Which services are available (JupyterHub, Remote Desktop, ...)?
In addition to direct access to the command line via SSH, HPC systems also offer several web-based services.
There is often some form of monitoring available, which allows users to observe the current load of the entire cluster and even the performance of individual batch jobs – at varying levels of detail.
There may also be specialized services for data transfer. These services simplify usage and enable better performance by automatically implementing best practices.
If a JupyterHub instance is available, users can access the resources of the HPC system to interactively develop and execute scripts in languages like Python, Julia, or R.
How do I transfer data between two HPC centers?
The HPC wiki provides an overview of common file transfer methods.
However, transferring non-trivial amounts of data between two HPC systems depends on several factors. If in doubt, please contact the support team of one of the involved HPC systems to clarify any questions.
This overview can serve as a guide:
- Is a direct SSH connection to the target system possible?
- Then use tools such as scp, rsync, rclone, etc.
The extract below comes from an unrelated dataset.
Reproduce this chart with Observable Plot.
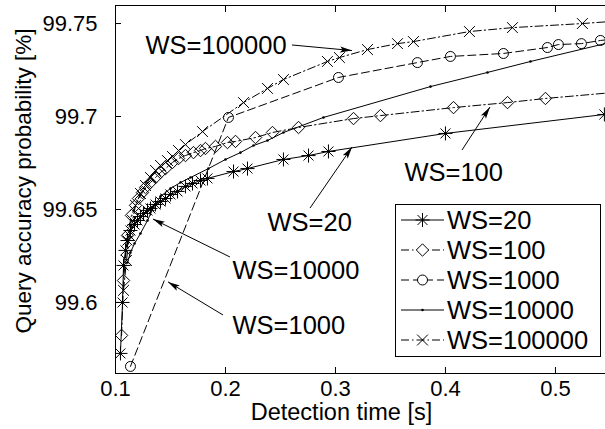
<!DOCTYPE html>
<html><head><meta charset="utf-8">
<script src="https://cdn.jsdelivr.net/npm/d3@7"></script>
<script src="https://cdn.jsdelivr.net/npm/@observablehq/plot@0.6"></script>
<style>html,body{margin:0;padding:0;background:#fff}svg{display:block}</style>
</head><body><div id="chart"></div>
<script>
// ---- data (detection time [s], query accuracy probability [%]) ----
const ws20 = [[0.1045,99.5726],[0.1064,99.6000],[0.1073,99.6199],[0.1091,99.6280],[0.1109,99.6333],[0.1136,99.6387],[0.1173,99.6419],[0.1200,99.6441],[0.1227,99.6462],[0.1255,99.6478],[0.1291,99.6495],[0.1318,99.6505],[0.1364,99.6527],[0.1409,99.6543],[0.1455,99.6559],[0.1500,99.6581],[0.1564,99.6597],[0.1636,99.6624],[0.1700,99.6640],[0.1773,99.6656],[0.1836,99.6667],[0.2073,99.6704],[0.2200,99.6720],[0.2527,99.6769],[0.2755,99.6790],[0.2936,99.6812],[0.4000,99.6909],[0.5445,99.7011]];
const ws100 = [[0.1055,99.5823],[0.1073,99.6118],[0.1109,99.6360],[0.1145,99.6468],[0.1182,99.6522],[0.1209,99.6559],[0.1245,99.6591],[0.1273,99.6618],[0.1318,99.6645],[0.1364,99.6672],[0.1409,99.6699],[0.1455,99.6720],[0.1518,99.6753],[0.1573,99.6774],[0.1636,99.6790],[0.1709,99.6806],[0.1773,99.6817],[0.1818,99.6828],[0.1909,99.6839],[0.2018,99.6860],[0.2091,99.6866],[0.2273,99.6887],[0.2427,99.6914],[0.2664,99.6941],[0.3164,99.6989],[0.3409,99.7005],[0.4073,99.7048],[0.4564,99.7075],[0.4909,99.7097],[0.5600,99.7133]];
const ws1000 = [[0.1136,99.5656],[0.2027,99.6995],[0.3027,99.7210],[0.3745,99.7290],[0.4045,99.7323],[0.4527,99.7339],[0.4927,99.7371],[0.5027,99.7387],[0.5236,99.7392],[0.5409,99.7409],[0.5600,99.7420]];
const ws10000 = [[0.1109,99.6215],[0.1136,99.6269],[0.1173,99.6317],[0.1227,99.6371],[0.1291,99.6441],[0.1345,99.6511],[0.1409,99.6570],[0.1500,99.6613],[0.1591,99.6645],[0.1682,99.6672],[0.1845,99.6720],[0.2000,99.6769],[0.2136,99.6806],[0.2255,99.6844],[0.2382,99.6871],[0.2527,99.6914],[0.2891,99.6995],[0.3864,99.7161],[0.4382,99.7237],[0.4773,99.7296],[0.5600,99.7413]];
const ws100000 = [[0.1073,99.6065],[0.1100,99.6226],[0.1127,99.6360],[0.1155,99.6441],[0.1182,99.6522],[0.1227,99.6586],[0.1273,99.6629],[0.1318,99.6672],[0.1364,99.6710],[0.1409,99.6737],[0.1473,99.6763],[0.1518,99.6785],[0.1573,99.6817],[0.1636,99.6849],[0.1791,99.6919],[0.2164,99.7075],[0.2382,99.7151],[0.2527,99.7199],[0.2927,99.7296],[0.3036,99.7317],[0.3291,99.7360],[0.3564,99.7392],[0.3709,99.7403],[0.4218,99.7457],[0.4609,99.7478],[0.5245,99.7500],[0.5600,99.7515]];

const seriesNames = ["WS=20","WS=100","WS=1000","WS=10000","WS=100000"];
const xTicks = [0.1,0.2,0.3,0.4,0.5];
const yTicks = [99.6,99.65,99.7,99.75];
const xDomain = [0.1,0.5455];
const yDomain = [99.5618,99.7597];
const xLabel = "Detection time [s]";
const yLabel = "Query accuracy probability [%]";
const annotations = [
  {label:"WS=100000", tx:0.1273, ty:99.7382, x1:0.2609, y1:99.7382, x2:0.3155, y2:99.7352},
  {label:"WS=100",    tx:0.3627, ty:99.6699, x1:0.4155, y1:99.6817, x2:0.4409, y2:99.7048},
  {label:"WS=20",     tx:0.2382, ty:99.6430, x1:0.2773, y1:99.6505, x2:0.3155, y2:99.6833},
  {label:"WS=10000",  tx:0.2064, ty:99.6172, x1:0.2045, y1:99.6242, x2:0.1345, y2:99.6446},
  {label:"WS=1000",   tx:0.2064, ty:99.5876, x1:0.1982, y1:99.5930, x2:0.1482, y2:99.6108}
];

// ---- styles ----
const DASH = "8,4", DASHDOT = "8,3,1.5,3";
const series = [
  {name:seriesNames[0], data:ws20,     dash:null,    marks:[{symbol:"plus",r:4.6},{symbol:"times",r:4.6}]},
  {name:seriesNames[1], data:ws100,    dash:DASHDOT, marks:[{symbol:"diamond2",r:5.6}]},
  {name:seriesNames[2], data:ws1000,   dash:DASH,    marks:[{symbol:"circle",r:5}]},
  {name:seriesNames[3], data:ws10000,  dash:null,    marks:[{symbol:"circle",r:1.3,fill:"black"}]},
  {name:seriesNames[4], data:ws100000, dash:DASHDOT, marks:[{symbol:"times",r:5}]}
];
const FONT = "'Liberation Sans', Arial, Helvetica, sans-serif";
const BIG = 25.5;

const marks = [];
for (const s of series) {
  const rows = s.data.map(([x,y]) => ({x,y,series:s.name}));
  marks.push(Plot.line(rows, {x:"x", y:"y", stroke:"black", strokeWidth:1, strokeDasharray:s.dash ?? undefined, clip:true}));
  for (const m of s.marks) {
    marks.push(Plot.dot(rows, {x:"x", y:"y", symbol:m.symbol, r:m.r, stroke: m.fill ? "none" : "black", fill:m.fill ?? "none", strokeWidth:1, clip:true}));
  }
}

const plot = Plot.plot({
  width:605, height:429,
  marginLeft:115, marginRight:0, marginTop:5, marginBottom:56,
  style:{fontFamily:FONT, fontSize:"22px", background:"white", color:"black", overflow:"visible"},
  x:{domain:xDomain},
  y:{domain:yDomain},
  marks:[
    ...marks,
    Plot.ruleX([xDomain[0]], {stroke:"black", strokeWidth:1}),
    Plot.ruleY([yDomain[0], yDomain[1]], {stroke:"black", strokeWidth:1}),
    Plot.axisX({ticks:xTicks, tickFormat:d=>String(d), tickSize:-6, tickPadding:13, label:null, fontSize:22}),
    Plot.axisX({anchor:"top", ticks:xTicks, tickFormat:()=>"", tickSize:-6, label:null}),
    Plot.axisY({ticks:yTicks, tickFormat:d=>String(d), tickSize:-6, tickPadding:24, label:null, fontSize:22}),
    Plot.text([xLabel], {frameAnchor:"bottom", dx:-19, dy:39, fontSize:23.5, lineAnchor:"middle"}),
    Plot.text(annotations, {x:"tx", y:"ty", text:"label", textAnchor:"start", lineAnchor:"middle", fontSize:BIG, fill:"black"})
  ]
});
document.getElementById("chart").appendChild(plot);

// ---- y title, arrows and legend drawn with the plot's scales ----
const svg = d3.select(plot);
const sx = plot.scale("x"), sy = plot.scale("y");
svg.append("text").attr("transform","translate(23,181) rotate(-90)")
  .attr("text-anchor","middle").attr("dy","0.35em")
  .attr("font-family",FONT).attr("font-size",22.5).attr("fill","black").text(yLabel);

svg.append("defs").append("marker")
  .attr("id","ah").attr("viewBox","0 -4 12 8").attr("refX",12).attr("refY",0)
  .attr("markerWidth",12).attr("markerHeight",8).attr("markerUnits","userSpaceOnUse").attr("orient","auto")
  .append("path").attr("d","M0,-3L12,0L0,3L2.5,0Z").attr("fill","black");
svg.append("g").selectAll("line").data(annotations).join("line")
  .attr("x1",d=>sx.apply(d.x1)).attr("y1",d=>sy.apply(d.y1))
  .attr("x2",d=>sx.apply(d.x2)).attr("y2",d=>sy.apply(d.y2))
  .attr("stroke","black").attr("stroke-width",1).attr("marker-end","url(#ah)");

const lg = svg.append("g").attr("font-family",FONT).attr("font-size",BIG).attr("text-anchor","start");
lg.append("rect").attr("x",395.5).attr("y",204.5).attr("width",205).attr("height",152).attr("fill","white").attr("stroke","black");
const symMap = {plus:d3.symbolPlus, times:d3.symbolTimes, diamond2:d3.symbolDiamond2, circle:d3.symbolCircle};
series.forEach((s,i) => {
  const cy = 220 + 30*i;
  lg.append("line").attr("x1",401).attr("x2",444).attr("y1",cy).attr("y2",cy).attr("stroke","black").attr("stroke-dasharray",s.dash ?? null);
  for (const m of s.marks) {
    lg.append("path").attr("transform",`translate(422.5,${cy})`)
      .attr("d", d3.symbol(symMap[m.symbol], Math.PI*m.r*m.r)())
      .attr("fill", m.fill ?? (m.symbol==="circle"||m.symbol==="diamond2" ? "white" : "none"))
      .attr("stroke", m.fill ? "none" : "black");
  }
  lg.append("text").attr("x",447).attr("y",cy).attr("dy","0.35em").attr("fill","black").attr("text-anchor","start").text(s.name);
});
</script>
</body></html>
- Then use tools such as scp, rsync, rclone, etc.
- Is a VPN connection to the target system required, and are you transferring only small amounts of data? (e.g., < 1 GB)
- Activate the VPN on your laptop or workstation.
- The source system should be directly accessible, e.g., by being connected to the university network.
- In this case, you can also use scp, rsync, rclone, etc. to transfer data.
- Transferring large amounts of data requires a direct connection between the participating HPC systems.
- This is due to network throughput limitations and the duration of the transfer process.
- In such cases, please follow the instructions provided in the documentation of the HPC systems or contact one of the local support teams.
- There may be a dedicated transfer service, such as Globus Connect or other solutions designed for this purpose.